A Manitoba First Nations children’s advocate says the child welfare system is designed to apprehend Indigenous children, not to support their families.

And Calgary’s bid to host the 2026 Winter Olympics is getting support from former B.C. premier Gordon Campbell ahead of a plebiscite scheduled for next month. Mr. Campbell, who was in office during Vancouver’s 2010 Games, told a business crowd at an event in Calgary that the city won’t face significant risk because the billions required for facilities and other infrastructure would be shouldered by the provincial and federal governments.

Margaret Wente (The Globe and Mail) on Foreign Affairs Minister Chrystia Freeland: “Among the biggest winners in these trade negotiations is Ms. Freeland herself, who, over months of upbeat media briefings, became the face of the Canadian negotiating team. By now, she is certainly the most prominent female politician in Canada. She may also be the most popular federal politician, period.”

Lawrence Martin (The Globe and Mail) on the new U.S.-Mexico-Canada trade agreement: “With an 11th hour agreement on a tentative trade pact, the big scare is over. Kaput. Stability returns. All’s well that ends hell. What happened was that the American side finally got reasonable.”

Andrew Coyne (National Post) on whether it’s better than NAFTA: “Still, it’s not quite the conflagration we’d been banking on, is it? Trump is the bully in middle school who threatens to take your lunch money, only to settle for a half a slice of your pizza.”

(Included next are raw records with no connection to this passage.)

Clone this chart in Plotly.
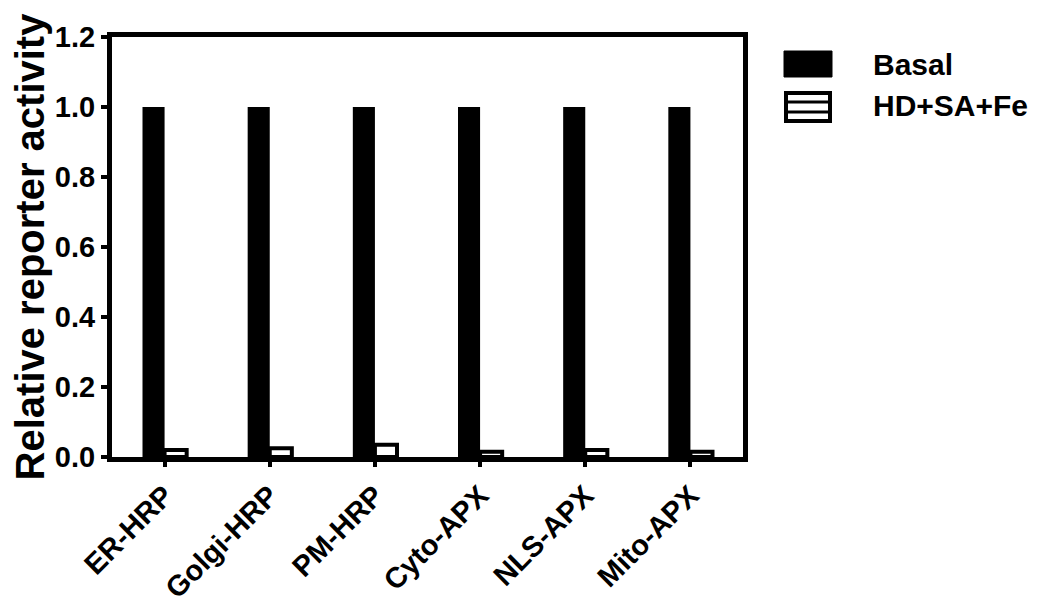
import plotly.graph_objects as go

categories = ["ER-HRP", "Golgi-HRP", "PM-HRP", "Cyto-APX", "NLS-APX", "Mito-APX"]
basal = [1.0, 1.0, 1.0, 1.0, 1.0, 1.0]
treated = [0.02, 0.025, 0.035, 0.015, 0.02, 0.015]
series_names = ["Basal", "HD+SA+Fe"]
y_ticks = [0.0, 0.2, 0.4, 0.6, 0.8, 1.0, 1.2]

OFF = 8  # page body margin
W, H = 1042 - OFF, 608 - OFF
L, R, T, B = 112 - OFF, 743 - OFF, 37 - OFF, 457 - OFF
FONT = "Liberation Sans, Arial, sans-serif"

fig = go.Figure()
fig.add_trace(go.Bar(x=categories, y=basal, name=series_names[0],
                     marker=dict(color="black", line=dict(color="black", width=0))))
fig.add_trace(go.Bar(x=categories, y=treated, name=series_names[1],
                     marker=dict(color="white", line=dict(color="black", width=4))))

axis_common = dict(showline=True, linewidth=5, linecolor="black", mirror=True,
                   showgrid=False, zeroline=False, ticks="outside", tickwidth=4,
                   tickcolor="black", automargin=False)

fig.update_layout(
    width=W, height=H, barmode="group", bargap=0.58, bargroupgap=0,
    paper_bgcolor="white", plot_bgcolor="white", showlegend=False,
    margin=dict(l=L, r=W - R, t=T, b=H - B, autoexpand=False),
    xaxis=dict(**axis_common, tickangle=-45, ticklen=5,
               tickfont=dict(family=FONT, size=29, color="black", weight="bold")),
    yaxis=dict(**axis_common, range=[0, 1.2], tickvals=y_ticks,
               ticktext=[f"{v:.1f}" for v in y_ticks], ticklen=6,
               tickfont=dict(family=FONT, size=29, color="black", weight="bold"),
               title=dict(text="Relative reporter activity", standoff=4,
                          font=dict(family=FONT, size=40, color="black", weight="bold"))),
)

def px(x):
    return (x - OFF - L) / (R - L)

def py(y):
    return (B - (y - OFF)) / (B - T)

# custom legend (reference pixel positions)
fig.add_shape(type="rect", xref="paper", yref="paper", x0=px(784), x1=px(832), y0=py(77), y1=py(51),
              fillcolor="black", line=dict(color="black", width=1))
fig.add_shape(type="rect", xref="paper", yref="paper", x0=px(786), x1=px(830), y0=py(121), y1=py(93),
              fillcolor="white", line=dict(color="black", width=4))
for yy in (102, 112):
    fig.add_shape(type="line", xref="paper", yref="paper", x0=px(786), x1=px(830), y0=py(yy), y1=py(yy),
                  line=dict(color="black", width=3))
for txt, yy in ((series_names[0], 65), (series_names[1], 106)):
    fig.add_annotation(xref="paper", yref="paper", x=px(871), y=py(yy), text=txt, showarrow=False,
                       xanchor="left", yanchor="middle",
                       font=dict(family=FONT, size=30, color="black", weight="bold"))

fig.write_html("out.html")
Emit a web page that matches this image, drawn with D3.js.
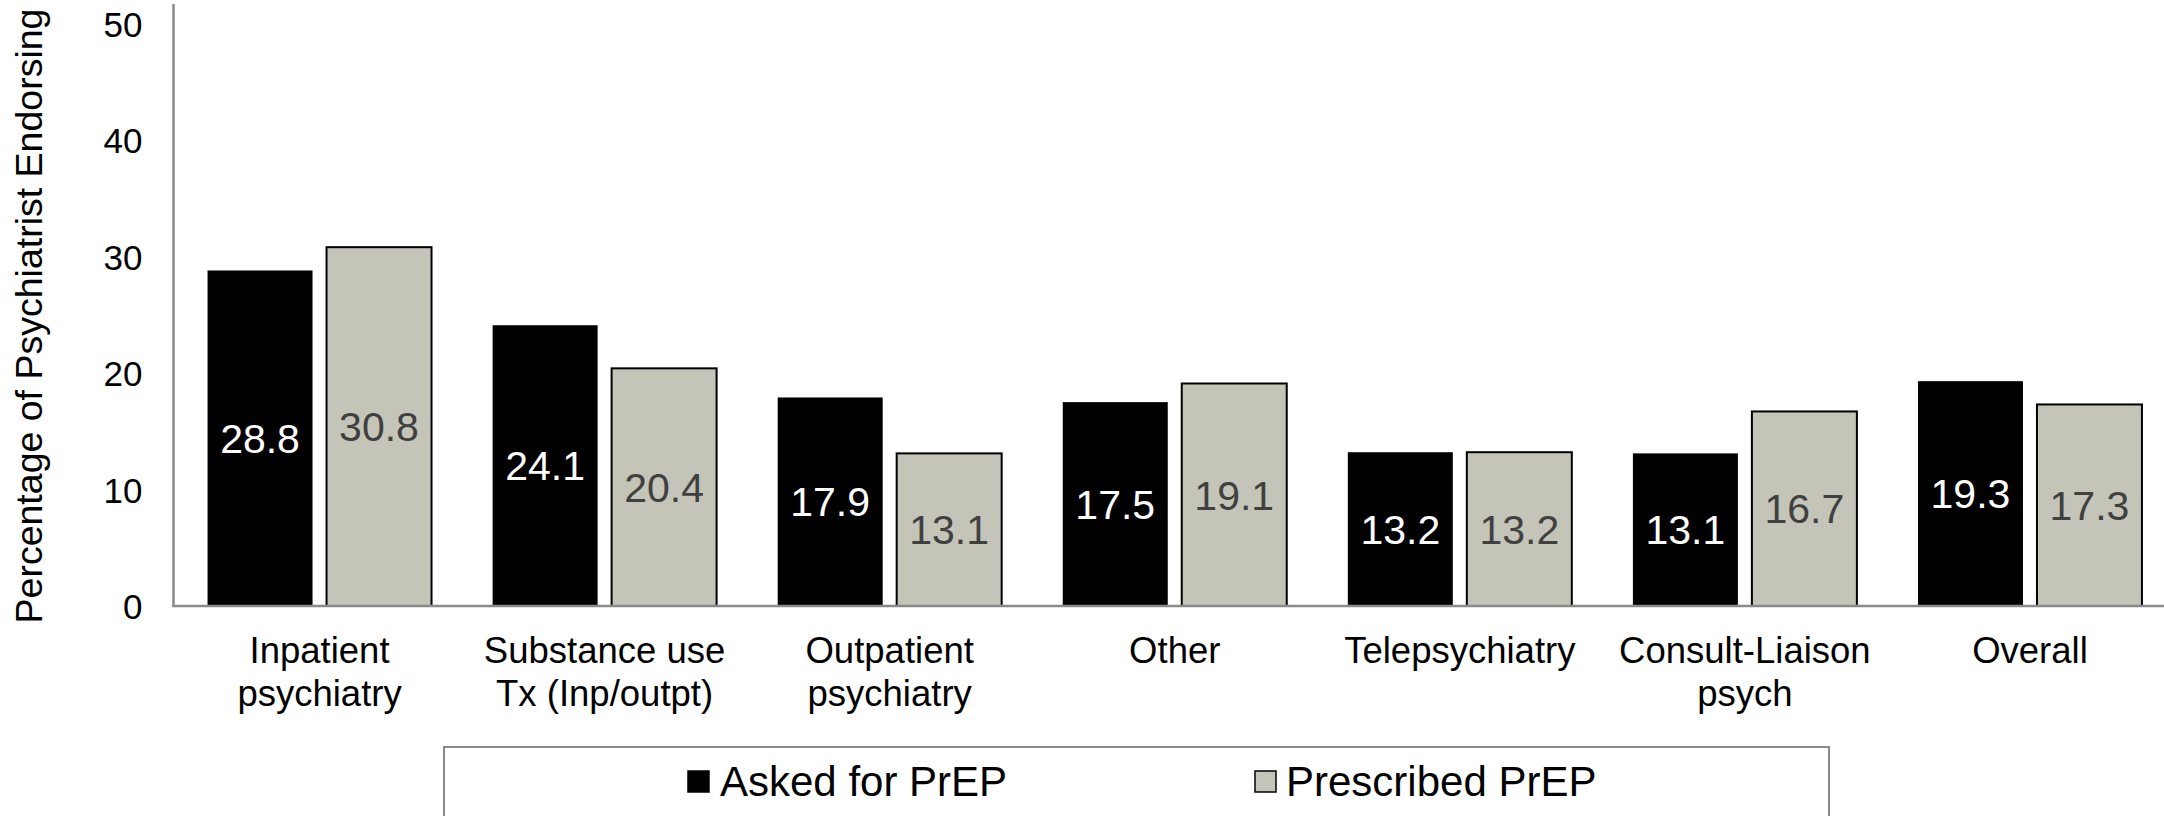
<!DOCTYPE html>
<html>
<head>
<meta charset="utf-8">
<script src="https://cdn.jsdelivr.net/npm/d3@7"></script>
<style>
  html, body { margin: 0; padding: 0; background: #fff; }
  svg { display: block; font-family: "Liberation Sans", Arial, sans-serif; }
</style>
</head>
<body>
<svg id="chart" width="2164" height="816"></svg>
<script>
// Practice settings and the share of psychiatrists endorsing each item
const categories = [
  ["Inpatient", "psychiatry"],
  ["Substance use", "Tx (Inp/outpt)"],
  ["Outpatient", "psychiatry"],
  ["Other"],
  ["Telepsychiatry"],
  ["Consult-Liaison", "psych"],
  ["Overall"]
];
const seriesNames = ["Asked for PrEP", "Prescribed PrEP"];
const askedValues = [28.8, 24.1, 17.9, 17.5, 13.2, 13.1, 19.3];
const prescribedValues = [30.8, 20.4, 13.1, 19.1, 13.2, 16.7, 17.3];
const yTicks = [0, 10, 20, 30, 40, 50];
const yTitle = "Percentage of Psychiatrist Endorsing";

const fills = ["#000000", "#c4c4b8"];
const labelColors = ["#ffffff", "#404040"];

const svg = d3.select("#chart");
const catKeys = categories.map(c => c.join(" "));
const seriesValues = [askedValues, prescribedValues];

const x0 = d3.scaleBand().domain(catKeys).range([177, 2172.5]).paddingInner(0).paddingOuter(0);
const x1 = d3.scaleBand().domain(seriesNames).range([0, x0.bandwidth()])
  .paddingInner(0.1176).paddingOuter(0.2567);
const y = d3.scaleLinear().domain([0, 50]).range([606, 23.5]);

const axisX = 173.5;
const plotTop = 4;

// Bars
catKeys.forEach((cat, i) => {
  seriesNames.forEach((s, j) => {
    const v = seriesValues[j][i];
    const bx = x0(cat) + x1(s);
    svg.append("rect")
      .attr("x", bx)
      .attr("y", y(v))
      .attr("width", x1.bandwidth())
      .attr("height", y(0) - y(v))
      .attr("fill", fills[j])
      .attr("stroke", "#000")
      .attr("stroke-width", j === 0 ? 0 : 2);
    svg.append("text")
      .attr("x", bx + x1.bandwidth() / 2)
      .attr("y", (y(v) + y(0)) / 2)
      .attr("dy", "0.36em")
      .attr("text-anchor", "middle")
      .attr("font-size", 41)
      .attr("fill", labelColors[j])
      .text(v.toFixed(1));
  });
});

// Y axis: labels only, with a plain gray axis line
const yAxis = d3.axisLeft(y).tickValues(yTicks).tickSize(0).tickPadding(31);
const yg = svg.append("g").attr("transform", `translate(${axisX},0)`).call(yAxis);
yg.select(".domain").remove();
yg.selectAll("text")
  .attr("font-size", 35)
  .attr("fill", "#000")
  .attr("font-family", "Liberation Sans, Arial, sans-serif")
  .attr("dy", "0.36em");

svg.append("line")
  .attr("x1", axisX).attr("x2", axisX)
  .attr("y1", plotTop).attr("y2", y(0) + 1)
  .attr("stroke", "#8a8a8a").attr("stroke-width", 2.5);

// X axis baseline
svg.append("line")
  .attr("x1", axisX - 1).attr("x2", 2164)
  .attr("y1", y(0)).attr("y2", y(0))
  .attr("stroke", "#8a8a8a").attr("stroke-width", 2.5);

// Category labels (one or two lines)
catKeys.forEach((cat, i) => {
  const t = svg.append("text")
    .attr("x", x0(cat) + x0.bandwidth() / 2)
    .attr("y", 663)
    .attr("text-anchor", "middle")
    .attr("font-size", 36.5)
    .attr("fill", "#000");
  categories[i].forEach((line, k) => {
    t.append("tspan")
      .attr("x", x0(cat) + x0.bandwidth() / 2)
      .attr("y", 663 + k * 43)
      .text(line);
  });
});

// Y axis title
svg.append("text")
  .attr("transform", "translate(42,316) rotate(-90)")
  .attr("text-anchor", "middle")
  .attr("font-size", 37.5)
  .attr("fill", "#000")
  .text(yTitle);

// Legend
svg.append("rect")
  .attr("x", 444).attr("y", 747)
  .attr("width", 1385).attr("height", 120)
  .attr("fill", "#fff")
  .attr("stroke", "#8a8a8a").attr("stroke-width", 2);

const legendItems = [
  { name: seriesNames[0], fill: fills[0], sx: 688, tx: 720 },
  { name: seriesNames[1], fill: fills[1], sx: 1255, tx: 1286 }
];
legendItems.forEach(d => {
  svg.append("rect")
    .attr("x", d.sx).attr("y", 771)
    .attr("width", 21).attr("height", 21)
    .attr("fill", d.fill)
    .attr("stroke", "#000").attr("stroke-width", 1.5);
  svg.append("text")
    .attr("x", d.tx).attr("y", 795.5)
    .attr("font-size", 42)
    .attr("fill", "#000")
    .text(d.name);
});
</script>
</body>
</html>
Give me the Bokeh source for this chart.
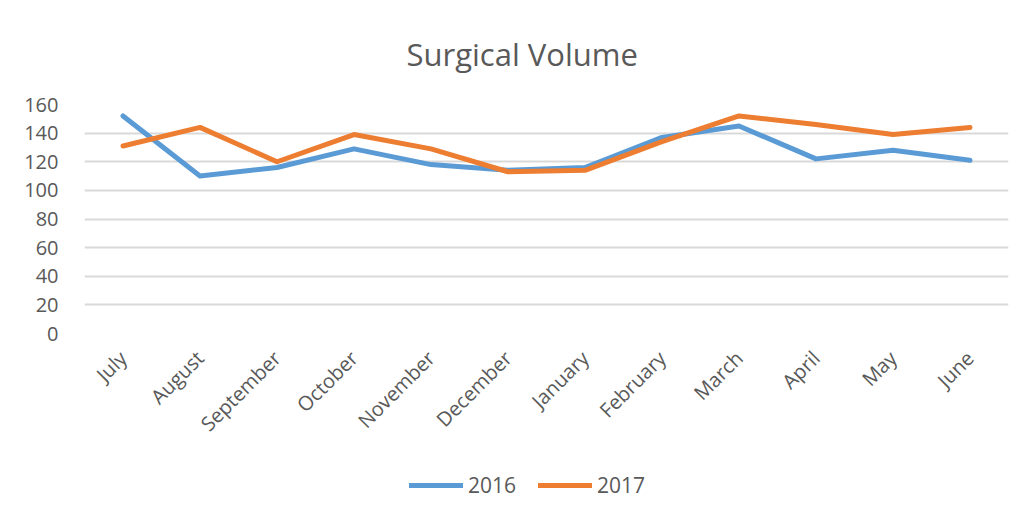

Gordon Ritchie (The Globe and Mail) on the details: “On closer inspection, the tentative agreement reached late Sunday night is remarkably similar to the deal Canada was prepared to accept nearly one year ago. But in obedience to the Trump negotiating playbook, we first had to endure the escalation of increasingly unhinged rhetoric and the imposition of mutually destructive tariffs before the Great Negotiator agreed to declare victory.”